Geometry of sp3 Hybridization:

sp³ hybridized orbitals repel each other and they are directed to four corners of a regular tetrahedron. The angle between them is 109.5° and the geometry of the molecule is tetrahedral (non-planar). This type of hybridization is also known as tetrahedral hybridization. The sp³ hybridization is shown pictorially in the figure.

Formation of Methane Molecule ( CH₄ ):

Step -1: Formation of the excited state of a Carbon atom:

The carbon atom in the ground state takes up some energy and goes to the excited state.  In this process, a pair of electrons in 2s orbital splits up and one of the electron from this pair is transferred to empty 2pz orbital.  Thus the excited state has four half-filled orbitals.

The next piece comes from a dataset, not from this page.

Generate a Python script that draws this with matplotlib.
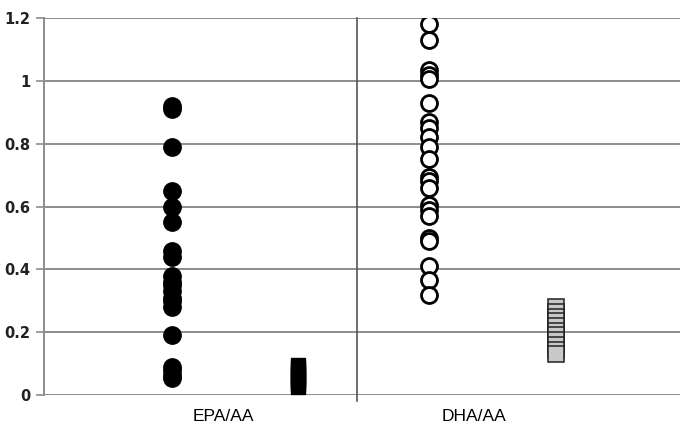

Step – 2: Hybridization of Orbitals:

One orbital of 2s and three orbitals of 2p mix up forming four hybrid orbitals of equivalent energy. These four new equivalent orbitals are called sp³ hybrid orbitals. They are identical in all respect.

Angle and Geometry:

Four sp³ hybridized orbitals formed, repel each other and they are directed towards the four corners of a regular tetrahedron.    The Angle between them is 109.5°. Each sp³ hybrid orbital contains one unpaired electron.

In each sp³ hybrid orbital, one of the lobes is bigger because of more concentration of electron density. Only a bigger lobe is involved in bond formation. Due to this maximum overlapping is achieved.

Four sp³ hybrid orbitals of carbon atom having one unpaired electron each overlap separately with 1s orbitals of four hydrogen atom along the axis forming four covalent bonds. Thus in CH₄ molecule has a tetrahedral structure with a carbon atom at the centre and four hydrogens at the four corners of a regular tetrahedron. H-C-H bond angle is 109.5°.

Bonds:

Four sp³ hybrid orbitals of carbon atom having one unpaired electron each overlap separately with 1s orbitals of four hydrogen atom along the axis forming four covalent bonds (sigma bonds). The bonds between carbon and hydrogen are sp³– s. Thus H – C – H bond angles are 109.5°. The molecule is tetrahedral. All C-H bonds in methane are of equal strength.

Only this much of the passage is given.